Don't worry, this had a happy ending for the Penguins, because Crosby, as probably only he can do, swatted the rebound out of the air for the 4-3 game-winner:
"I just tried to stay with it," Crosby was saying. "Was fortunate it came back to me."
Fortunate? Maybe.
Crosby's hand-eye coordination is the stuff of legend. Batting pucks out of the air is just what he does. Man, you'd have to go all the way back to, like, eight days ago when he did it last:
"Apparently, in the last few weeks he just wants to score by batting pucks in air," Letang was telling me with a big grin on his face. "Guess baseball season just started and Sid is right on time for that."

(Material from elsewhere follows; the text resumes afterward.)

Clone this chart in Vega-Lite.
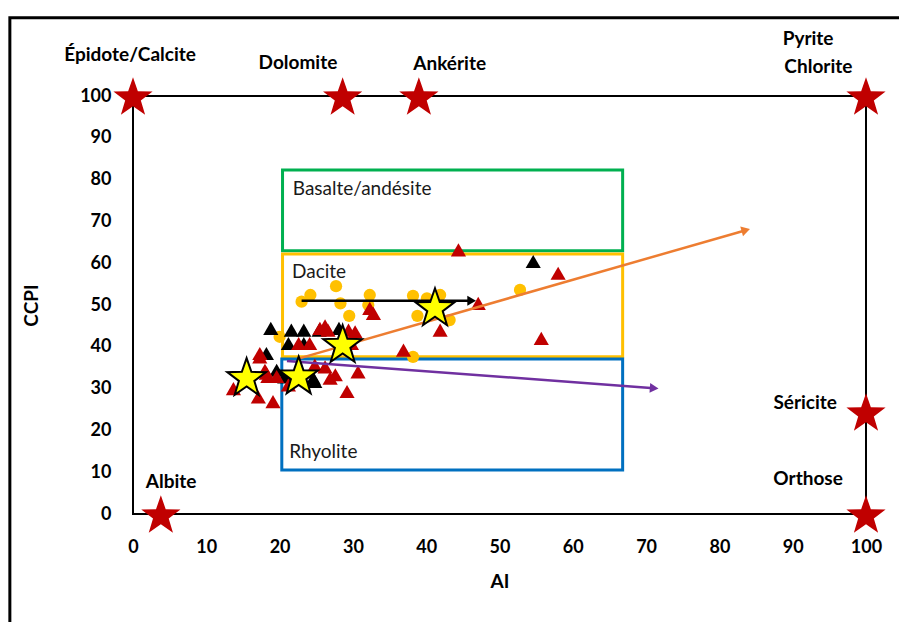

That goal above against the Canadiens might have been the finest of the 410 he's scored, or at least on the short list. Crosby followed up that goal with another pretty impressive goal last Sunday against the Flyers with Sean Couturier draped all over him.
But if you're counting, Crosby now has goals in five straight games, matching a season-high, and 28 on the season. Not a bad time of year to get the best player in the world going, eh?
Oh, but why is that last number, 28, important? Again, motivation.
With four games to go in the regular season, assuming he plays in all of them, Crosby should top the 30-goal mark for the eighth time in his career. The only time he's failed to hit the big 3-0 when playing 55 or more games was in 2014-15, or the last full season of the Mike Johnston Era.
Crosby hates to lose. By scoring goals, whether of the highlight reel-variety or not, he gives his team the best chance to win. He did Thursday night and nobody should be surprised by that.
"He’s just an elite player," Mike Sullivan said. "There’s not too many guys who can make those type of plays and he does it time and time again. He thinks the game at such a high level. He’s such a competitor."